### TASK BRIEF
Begin at the line that holds "Write the matplotlib code for this chart." and copy each line exactly until the data below ends, including that last line but no pictures.

### EXTRACTED INFORMATION

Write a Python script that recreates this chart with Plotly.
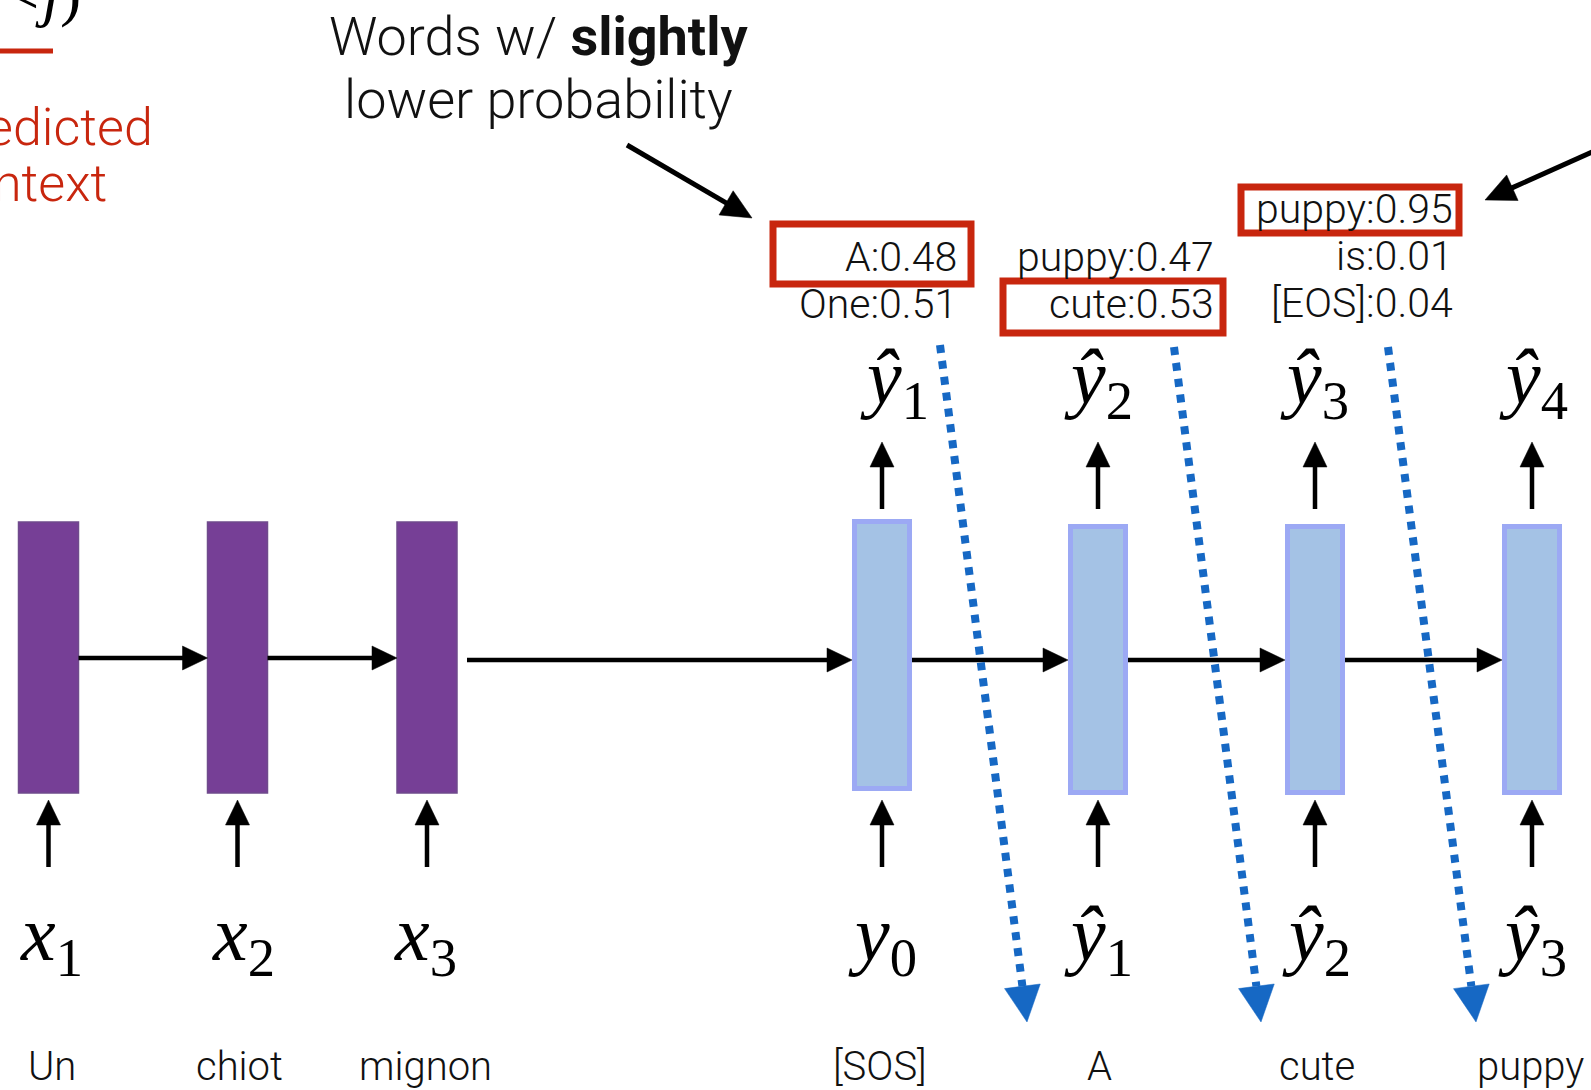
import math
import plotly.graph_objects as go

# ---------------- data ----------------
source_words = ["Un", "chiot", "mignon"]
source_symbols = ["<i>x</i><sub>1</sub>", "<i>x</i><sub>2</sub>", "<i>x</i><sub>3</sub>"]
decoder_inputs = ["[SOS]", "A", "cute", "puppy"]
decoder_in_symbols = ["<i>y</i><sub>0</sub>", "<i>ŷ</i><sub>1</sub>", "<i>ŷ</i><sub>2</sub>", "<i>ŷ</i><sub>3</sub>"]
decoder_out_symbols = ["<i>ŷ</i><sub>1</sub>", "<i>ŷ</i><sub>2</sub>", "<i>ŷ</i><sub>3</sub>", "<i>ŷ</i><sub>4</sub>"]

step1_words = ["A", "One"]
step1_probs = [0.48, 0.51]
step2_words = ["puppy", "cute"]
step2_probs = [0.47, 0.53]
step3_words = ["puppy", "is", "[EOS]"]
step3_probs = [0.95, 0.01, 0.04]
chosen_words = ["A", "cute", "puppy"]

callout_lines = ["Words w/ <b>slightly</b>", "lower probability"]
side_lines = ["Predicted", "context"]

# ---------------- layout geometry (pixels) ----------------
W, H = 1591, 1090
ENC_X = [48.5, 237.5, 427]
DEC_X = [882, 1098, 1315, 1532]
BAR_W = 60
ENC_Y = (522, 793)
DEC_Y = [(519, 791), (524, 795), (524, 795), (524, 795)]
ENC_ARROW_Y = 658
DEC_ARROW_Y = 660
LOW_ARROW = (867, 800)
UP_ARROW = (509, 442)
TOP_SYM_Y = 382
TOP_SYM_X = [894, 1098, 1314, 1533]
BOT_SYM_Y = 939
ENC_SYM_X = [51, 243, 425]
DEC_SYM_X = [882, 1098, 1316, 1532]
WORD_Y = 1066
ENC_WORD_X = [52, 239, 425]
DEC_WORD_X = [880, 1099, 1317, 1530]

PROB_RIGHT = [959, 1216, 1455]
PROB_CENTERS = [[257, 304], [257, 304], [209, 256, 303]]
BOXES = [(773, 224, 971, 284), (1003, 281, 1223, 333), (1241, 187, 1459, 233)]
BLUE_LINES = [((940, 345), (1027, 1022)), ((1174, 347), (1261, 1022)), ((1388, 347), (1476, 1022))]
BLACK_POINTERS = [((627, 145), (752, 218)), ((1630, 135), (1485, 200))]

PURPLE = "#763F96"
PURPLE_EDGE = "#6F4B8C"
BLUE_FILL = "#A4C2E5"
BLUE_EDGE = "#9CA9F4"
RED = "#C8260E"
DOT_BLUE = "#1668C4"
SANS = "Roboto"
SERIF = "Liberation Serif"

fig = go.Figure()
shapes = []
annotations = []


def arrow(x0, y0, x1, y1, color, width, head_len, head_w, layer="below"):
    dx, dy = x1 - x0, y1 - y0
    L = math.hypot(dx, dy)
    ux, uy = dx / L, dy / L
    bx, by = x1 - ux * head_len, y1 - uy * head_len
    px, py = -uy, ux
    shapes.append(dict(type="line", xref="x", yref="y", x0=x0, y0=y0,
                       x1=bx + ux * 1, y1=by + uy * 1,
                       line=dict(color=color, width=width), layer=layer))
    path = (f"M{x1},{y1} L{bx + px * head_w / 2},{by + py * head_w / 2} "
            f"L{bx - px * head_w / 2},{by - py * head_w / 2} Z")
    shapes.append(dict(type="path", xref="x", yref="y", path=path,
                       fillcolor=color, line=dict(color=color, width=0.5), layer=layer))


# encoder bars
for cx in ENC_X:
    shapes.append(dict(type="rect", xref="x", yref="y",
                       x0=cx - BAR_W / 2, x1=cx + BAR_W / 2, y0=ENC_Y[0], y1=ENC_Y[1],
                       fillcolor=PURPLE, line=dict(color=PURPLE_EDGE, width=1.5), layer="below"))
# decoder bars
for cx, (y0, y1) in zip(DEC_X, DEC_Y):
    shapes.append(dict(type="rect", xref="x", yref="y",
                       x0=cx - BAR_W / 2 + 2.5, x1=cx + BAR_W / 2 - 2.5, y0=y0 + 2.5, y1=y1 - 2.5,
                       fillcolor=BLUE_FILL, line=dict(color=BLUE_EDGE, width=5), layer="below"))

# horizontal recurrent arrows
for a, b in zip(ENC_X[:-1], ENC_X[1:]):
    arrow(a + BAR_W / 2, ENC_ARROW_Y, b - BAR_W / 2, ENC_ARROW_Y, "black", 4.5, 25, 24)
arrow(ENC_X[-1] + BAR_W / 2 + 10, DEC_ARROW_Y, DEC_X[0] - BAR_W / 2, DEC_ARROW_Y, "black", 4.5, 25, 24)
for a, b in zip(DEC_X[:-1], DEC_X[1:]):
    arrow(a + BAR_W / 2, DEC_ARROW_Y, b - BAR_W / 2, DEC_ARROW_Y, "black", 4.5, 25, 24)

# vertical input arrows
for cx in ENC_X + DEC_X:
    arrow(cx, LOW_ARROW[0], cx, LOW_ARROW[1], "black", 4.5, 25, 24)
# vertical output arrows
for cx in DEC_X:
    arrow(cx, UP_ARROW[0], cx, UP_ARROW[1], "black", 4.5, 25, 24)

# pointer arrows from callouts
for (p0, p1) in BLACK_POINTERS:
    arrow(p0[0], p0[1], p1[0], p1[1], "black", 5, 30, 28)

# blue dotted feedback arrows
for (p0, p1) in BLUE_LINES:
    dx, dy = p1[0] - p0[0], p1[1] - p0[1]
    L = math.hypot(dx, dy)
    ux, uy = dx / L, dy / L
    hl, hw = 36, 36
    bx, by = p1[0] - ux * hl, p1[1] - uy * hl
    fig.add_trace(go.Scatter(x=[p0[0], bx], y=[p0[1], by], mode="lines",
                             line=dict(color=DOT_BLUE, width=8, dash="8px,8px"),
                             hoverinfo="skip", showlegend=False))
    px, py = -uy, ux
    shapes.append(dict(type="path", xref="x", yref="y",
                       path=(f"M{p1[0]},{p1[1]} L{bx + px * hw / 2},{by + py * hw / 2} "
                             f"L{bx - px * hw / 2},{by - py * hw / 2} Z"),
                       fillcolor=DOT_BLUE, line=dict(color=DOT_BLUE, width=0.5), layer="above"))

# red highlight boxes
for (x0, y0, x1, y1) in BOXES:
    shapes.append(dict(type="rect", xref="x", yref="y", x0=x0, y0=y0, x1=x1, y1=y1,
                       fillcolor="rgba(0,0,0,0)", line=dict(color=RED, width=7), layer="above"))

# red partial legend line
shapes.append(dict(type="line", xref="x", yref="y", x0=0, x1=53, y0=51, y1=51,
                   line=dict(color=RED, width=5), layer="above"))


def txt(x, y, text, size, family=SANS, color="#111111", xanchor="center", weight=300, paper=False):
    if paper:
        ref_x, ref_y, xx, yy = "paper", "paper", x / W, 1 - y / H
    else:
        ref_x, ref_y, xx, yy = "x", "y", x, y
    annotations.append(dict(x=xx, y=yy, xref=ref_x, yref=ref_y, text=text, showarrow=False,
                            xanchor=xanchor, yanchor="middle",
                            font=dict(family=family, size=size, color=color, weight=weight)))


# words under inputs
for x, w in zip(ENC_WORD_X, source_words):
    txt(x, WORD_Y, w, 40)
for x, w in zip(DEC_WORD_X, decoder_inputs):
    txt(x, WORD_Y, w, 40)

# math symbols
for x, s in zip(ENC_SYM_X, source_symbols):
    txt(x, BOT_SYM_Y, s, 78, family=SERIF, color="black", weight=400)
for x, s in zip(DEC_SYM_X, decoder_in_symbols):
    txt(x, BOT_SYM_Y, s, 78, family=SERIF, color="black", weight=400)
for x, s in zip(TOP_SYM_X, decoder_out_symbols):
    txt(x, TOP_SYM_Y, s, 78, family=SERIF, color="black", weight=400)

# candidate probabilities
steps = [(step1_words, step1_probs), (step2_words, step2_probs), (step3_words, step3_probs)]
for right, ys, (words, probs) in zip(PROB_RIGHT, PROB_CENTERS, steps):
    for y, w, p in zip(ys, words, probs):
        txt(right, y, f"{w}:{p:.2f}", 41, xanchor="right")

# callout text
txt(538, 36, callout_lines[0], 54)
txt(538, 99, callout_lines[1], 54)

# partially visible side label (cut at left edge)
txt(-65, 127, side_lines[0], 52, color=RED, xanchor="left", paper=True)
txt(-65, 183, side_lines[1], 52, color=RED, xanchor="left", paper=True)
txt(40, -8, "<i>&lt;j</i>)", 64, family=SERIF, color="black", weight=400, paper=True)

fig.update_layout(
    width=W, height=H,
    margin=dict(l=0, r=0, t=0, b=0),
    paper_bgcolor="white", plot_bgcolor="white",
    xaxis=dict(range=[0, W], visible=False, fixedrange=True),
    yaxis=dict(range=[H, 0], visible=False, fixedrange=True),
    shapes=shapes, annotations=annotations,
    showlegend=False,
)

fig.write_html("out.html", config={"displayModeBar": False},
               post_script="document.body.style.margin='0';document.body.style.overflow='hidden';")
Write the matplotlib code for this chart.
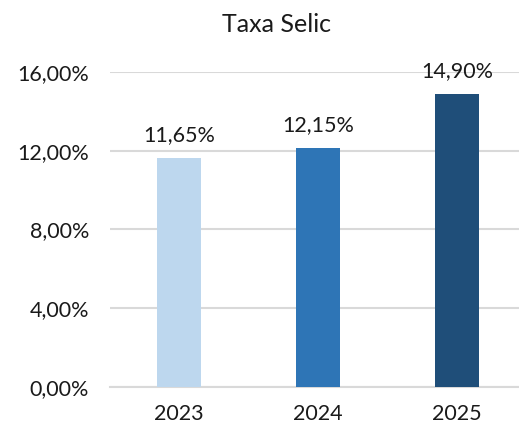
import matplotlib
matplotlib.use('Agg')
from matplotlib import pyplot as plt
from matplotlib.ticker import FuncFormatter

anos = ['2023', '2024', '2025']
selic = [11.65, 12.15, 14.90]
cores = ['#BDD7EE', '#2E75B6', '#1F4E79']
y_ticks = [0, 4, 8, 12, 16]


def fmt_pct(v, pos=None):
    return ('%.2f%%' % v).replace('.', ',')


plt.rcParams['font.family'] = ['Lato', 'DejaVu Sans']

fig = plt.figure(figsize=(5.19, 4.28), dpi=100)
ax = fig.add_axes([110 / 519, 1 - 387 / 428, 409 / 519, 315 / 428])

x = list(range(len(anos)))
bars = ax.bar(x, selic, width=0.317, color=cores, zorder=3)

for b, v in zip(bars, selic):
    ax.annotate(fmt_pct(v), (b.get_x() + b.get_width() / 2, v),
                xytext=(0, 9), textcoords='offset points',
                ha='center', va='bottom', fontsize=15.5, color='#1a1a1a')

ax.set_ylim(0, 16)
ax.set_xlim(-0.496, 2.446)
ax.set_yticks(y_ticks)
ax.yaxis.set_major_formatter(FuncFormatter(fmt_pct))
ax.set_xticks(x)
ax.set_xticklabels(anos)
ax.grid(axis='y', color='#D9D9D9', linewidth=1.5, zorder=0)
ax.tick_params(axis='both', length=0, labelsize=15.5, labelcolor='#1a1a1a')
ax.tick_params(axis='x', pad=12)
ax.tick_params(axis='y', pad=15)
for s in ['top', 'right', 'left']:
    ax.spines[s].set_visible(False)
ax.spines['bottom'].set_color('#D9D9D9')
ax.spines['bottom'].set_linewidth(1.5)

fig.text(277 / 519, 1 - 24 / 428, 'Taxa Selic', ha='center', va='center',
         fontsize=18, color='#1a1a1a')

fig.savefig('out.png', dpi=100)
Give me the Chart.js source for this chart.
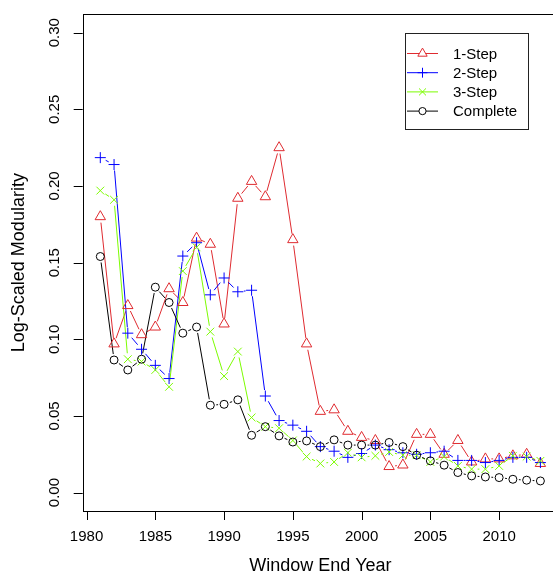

### REPLY
Write the matplotlib code for this chart.
import matplotlib
matplotlib.use('Agg')
from matplotlib import pyplot as plt
from matplotlib.ticker import FuncFormatter

anos = ['2023', '2024', '2025']
selic = [11.65, 12.15, 14.90]
cores = ['#BDD7EE', '#2E75B6', '#1F4E79']
y_ticks = [0, 4, 8, 12, 16]


def fmt_pct(v, pos=None):
    return ('%.2f%%' % v).replace('.', ',')


plt.rcParams['font.family'] = ['Lato', 'DejaVu Sans']

fig = plt.figure(figsize=(5.19, 4.28), dpi=100)
ax = fig.add_axes([110 / 519, 1 - 387 / 428, 409 / 519, 315 / 428])

x = list(range(len(anos)))
bars = ax.bar(x, selic, width=0.317, color=cores, zorder=3)

for b, v in zip(bars, selic):
    ax.annotate(fmt_pct(v), (b.get_x() + b.get_width() / 2, v),
                xytext=(0, 9), textcoords='offset points',
                ha='center', va='bottom', fontsize=15.5, color='#1a1a1a')

ax.set_ylim(0, 16)
ax.set_xlim(-0.496, 2.446)
ax.set_yticks(y_ticks)
ax.yaxis.set_major_formatter(FuncFormatter(fmt_pct))
ax.set_xticks(x)
ax.set_xticklabels(anos)
ax.grid(axis='y', color='#D9D9D9', linewidth=1.5, zorder=0)
ax.tick_params(axis='both', length=0, labelsize=15.5, labelcolor='#1a1a1a')
ax.tick_params(axis='x', pad=12)
ax.tick_params(axis='y', pad=15)
for s in ['top', 'right', 'left']:
    ax.spines[s].set_visible(False)
ax.spines['bottom'].set_color('#D9D9D9')
ax.spines['bottom'].set_linewidth(1.5)

fig.text(277 / 519, 1 - 24 / 428, 'Taxa Selic', ha='center', va='center',
         fontsize=18, color='#1a1a1a')

fig.savefig('out.png', dpi=100)
Give me the Chart.js source for this chart.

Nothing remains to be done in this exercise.